Microscopic examination of chert artifacts from several widely separated Paleoindian locations in North America revealed a high density of entrance wounds and particles at depths that are evidence of high-velocity particle bombardment. Chondrules were identified visually; their presence necessarily indicates heating during high-speed entry into the atmosphere. The depth of penetration into the artifacts implies that the particles entered with substantial energy.16 Field simulations with control cherts for large particles (100–200 microns) suggest an entrance velocity greater than 0.4 km/s, and experiments at the National Superconducting Cyclotron Laboratory indicate that the smaller particles left tracks comparable to about 526 MeV iron ions ( 56 Fe) in Gainey artifacts. Similar features are not observed in later-period prehistoric artifacts or in bedrock chert sources. Track angles were estimated visually; track densities were measured with a stage micrometer; track depths were found by adjusting the microscope focus through the track. These data are summarized in Table 1.
Track and particle data in Table 1 suggest that the total track volume (density times depth) is highest at the Michigan, Illinois, and Indiana sites and decreases in all directions from this region, consistent with a widespread catastrophe concentrated over the Great Lakes region.
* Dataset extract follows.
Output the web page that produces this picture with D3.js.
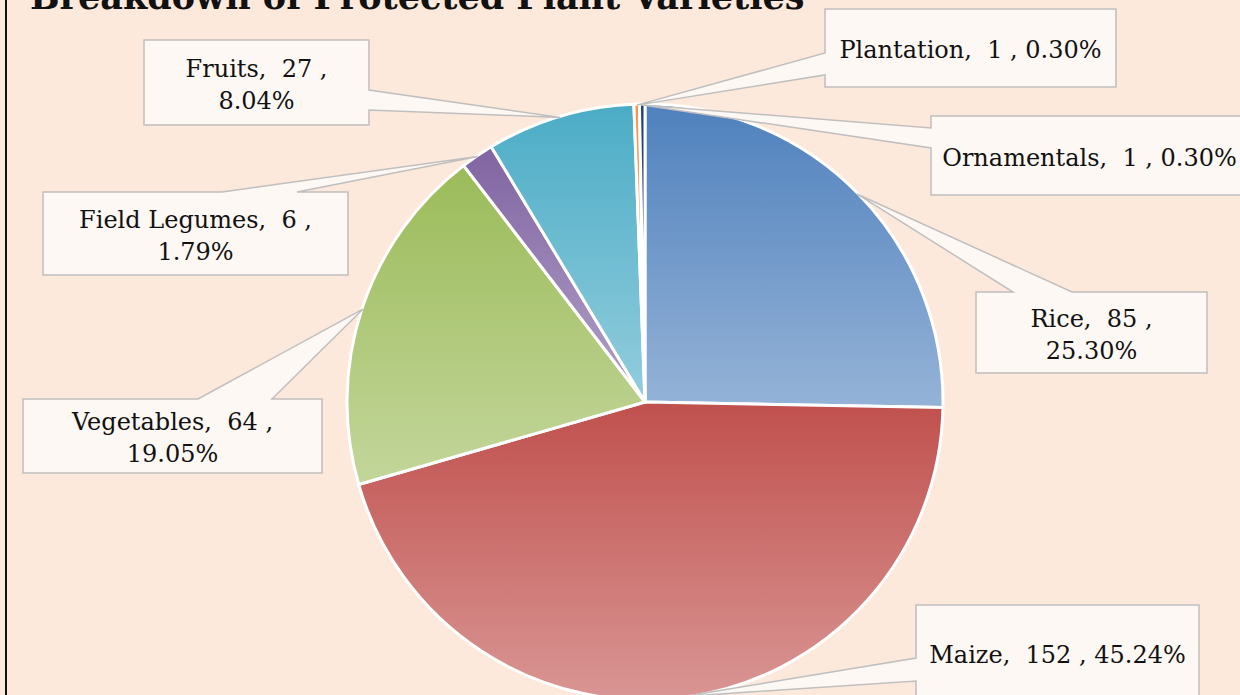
<!DOCTYPE html>
<html>
<head>
<meta charset="utf-8">
<script src="https://cdn.jsdelivr.net/npm/d3@7"></script>
<style>
  html, body { margin: 0; padding: 0; background: #fde9db; }
  svg { display: block; }
  text { font-family: "DejaVu Serif", serif; fill: #111; }
</style>
</head>
<body>
<svg id="chart" width="1240" height="695"></svg>
<script>
// Data
const categories = ['Rice', 'Maize', 'Vegetables', 'Field Legumes', 'Fruits', 'Plantation', 'Ornamentals'];
const values = [85, 152, 64, 6, 27, 1, 1];
const colorsTop = ['#4f81bd', '#c0504d', '#9bbb59', '#8064a2', '#4bacc6', '#f79646', '#1f3f6e'];
const colorsBottom = ['#95b3d7', '#d99694', '#c3d69b', '#b3a2c7', '#93cddd', '#fac090', '#4a6a95'];

// Callout boxes (layout only)
const labelLayout = [
    { x: 976, y: 292, w: 231, h: 81, side: 'top', a: 1013, b: 1072, wrap: true },
    { x: 916, y: 605, w: 283, h: 110, side: 'left', a: 658, b: 681, wrap: false, cy: 653 },
    { x: 23, y: 399, w: 299, h: 74, side: 'top', a: 198, b: 272, wrap: true },
    { x: 43, y: 192, w: 305, h: 83, side: 'top', a: 222, b: 297, wrap: true },
    { x: 144, y: 40, w: 225, h: 85, side: 'right', a: 90, b: 110, wrap: true },
    { x: 825, y: 9, w: 291, h: 78, side: 'left', a: 53, b: 75, wrap: false },
    { x: 931, y: 116, w: 317, h: 79, side: 'left', a: 128, b: 148, wrap: false }
];

const svg = d3.select('#chart');
const width = 1240, height = 695;
const cx = 645, cy = 402, radius = 298;

// chart area border (only left edge visible)
svg.append('rect')
    .attr('x', 6).attr('y', -10)
    .attr('width', width + 20).attr('height', height + 20)
    .attr('fill', '#fde9db')
    .attr('stroke', '#111')
    .attr('stroke-width', 2);

// title (cut off by the top edge, as in the original)
svg.append('text')
    .attr('x', 30).attr('y', 9)
    .attr('font-size', 35)
    .attr('font-weight', 'bold')
    .text('Breakdown of Protected Plant Varieties');

// gradients
const defs = svg.append('defs');
categories.forEach((c, i) => {
    const g = defs.append('linearGradient')
        .attr('id', 'grad' + i)
        .attr('x1', 0).attr('y1', 0).attr('x2', 0).attr('y2', 1);
    g.append('stop').attr('offset', '0%').attr('stop-color', colorsTop[i]);
    g.append('stop').attr('offset', '100%').attr('stop-color', colorsBottom[i]);
});

const total = d3.sum(values);
const pie = d3.pie().sort(null).value(d => d)(values);
const arc = d3.arc().innerRadius(0).outerRadius(radius);
const edge = d3.arc().innerRadius(radius - 1).outerRadius(radius - 1);

const g = svg.append('g').attr('transform', `translate(${cx},${cy})`);

// callouts drawn after the pie
const calloutLayer = svg.append('g');

g.selectAll('path.slice')
    .data(pie)
    .join('path')
    .attr('class', 'slice')
    .attr('d', arc)
    .attr('fill', (d, i) => `url(#grad${i})`)
    .attr('stroke', '#fff')
    .attr('stroke-width', 3)
    .attr('stroke-linejoin', 'round');

function calloutPath(box, tip) {
    const { x, y, w, h, side, a, b } = box;
    const p = [];
    p.push([x, y]);
    if (side === 'top') p.push([a, y], tip, [b, y]);
    p.push([x + w, y]);
    if (side === 'right') p.push([x + w, a], tip, [x + w, b]);
    p.push([x + w, y + h]);
    p.push([x, y + h]);
    if (side === 'left') p.push([x, b], tip, [x, a]);
    return 'M' + p.map(q => q.join(',')).join('L') + 'Z';
}

pie.forEach((d, i) => {
    const box = labelLayout[i];
    const c = edge.centroid(d);
    const tip = [cx + c[0], cy + c[1]];
    calloutLayer.append('path')
        .attr('d', calloutPath(box, tip))
        .attr('fill', '#fef8f4')
        .attr('stroke', '#bfbfbf')
        .attr('stroke-width', 1.5)
        .attr('stroke-linejoin', 'miter');

    const pct = (values[i] / total * 100).toFixed(2) + '%';
    const first = `${categories[i]},  ${values[i]} ,`;
    const lines = box.wrap ? [first, pct] : [first + ' ' + pct];
    const midX = box.x + box.w / 2;
    const midY = box.cy !== undefined ? box.cy : box.y + box.h / 2;
    const lh = 32, cap = 20;
    const t = calloutLayer.append('text')
        .attr('text-anchor', 'middle')
        .attr('font-size', 24)
        .style('white-space', 'pre');
    lines.forEach((ln, k) => {
        t.append('tspan')
            .attr('x', midX)
            .attr('y', midY + cap / 2 + (k - (lines.length - 1) / 2) * lh)
            .text(ln);
    });
});
</script>
</body>
</html>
The nearly vertical direction of the tracks left by particle impacts at most sites suggests they came from a distant source.
The evidence from uranium and plutonium
Natural uranium, which is ubiquitous in cherts, has a 235 U/238 U isotopic ratio of 0.72 percent, which varies by less than 0.1 percent in natural sources.17 Significant variations in the isotopic ratio do not occur because of chemical processes; however, a thermal neutron bombardment depletes 235 U and thus alters the ratio. Solar or galactic cosmic rays interacting with matter produce fast secondary neutrons that become thermalized by scattering from surrounding materials. Thermal neutrons see a target of large cross section (681 barns)A for destroying 235 U, compared with a target of only 2.68 barns for neutron capture on 238 U. Therefore, despite the low abundance of 235 U, about 1.8 times as many 235 U atoms are destroyed as 238 U atoms by thermal neutrons.
If a large cosmic-ray bombardment impacted the earth and irradiated the prehistoric landscape with thermal neutrons, the 235 U/238 U ratio would be changed; 239 Pu would be produced from neutron capture on 238 U, followed by the decay of 239 U. Neutrons colliding with nitrogen (1.83 barns) would create 14 C in exactly the same way 14 C is normally produced in the upper atmosphere, necessarily resetting the radiocarbon dates of any organic materials lying near the surface on the North American prehistoric landscape—including charcoals at Paleoindian sites—to younger values. 239 Pu produced during the bombardment will also be partly destroyed by thermal neutrons with 1017 barn cross section. Assuming 239 Pu doesn’t mobilize, it will decay back to 235 U (half-life 24,110 yr), partially restoring the normal abundance.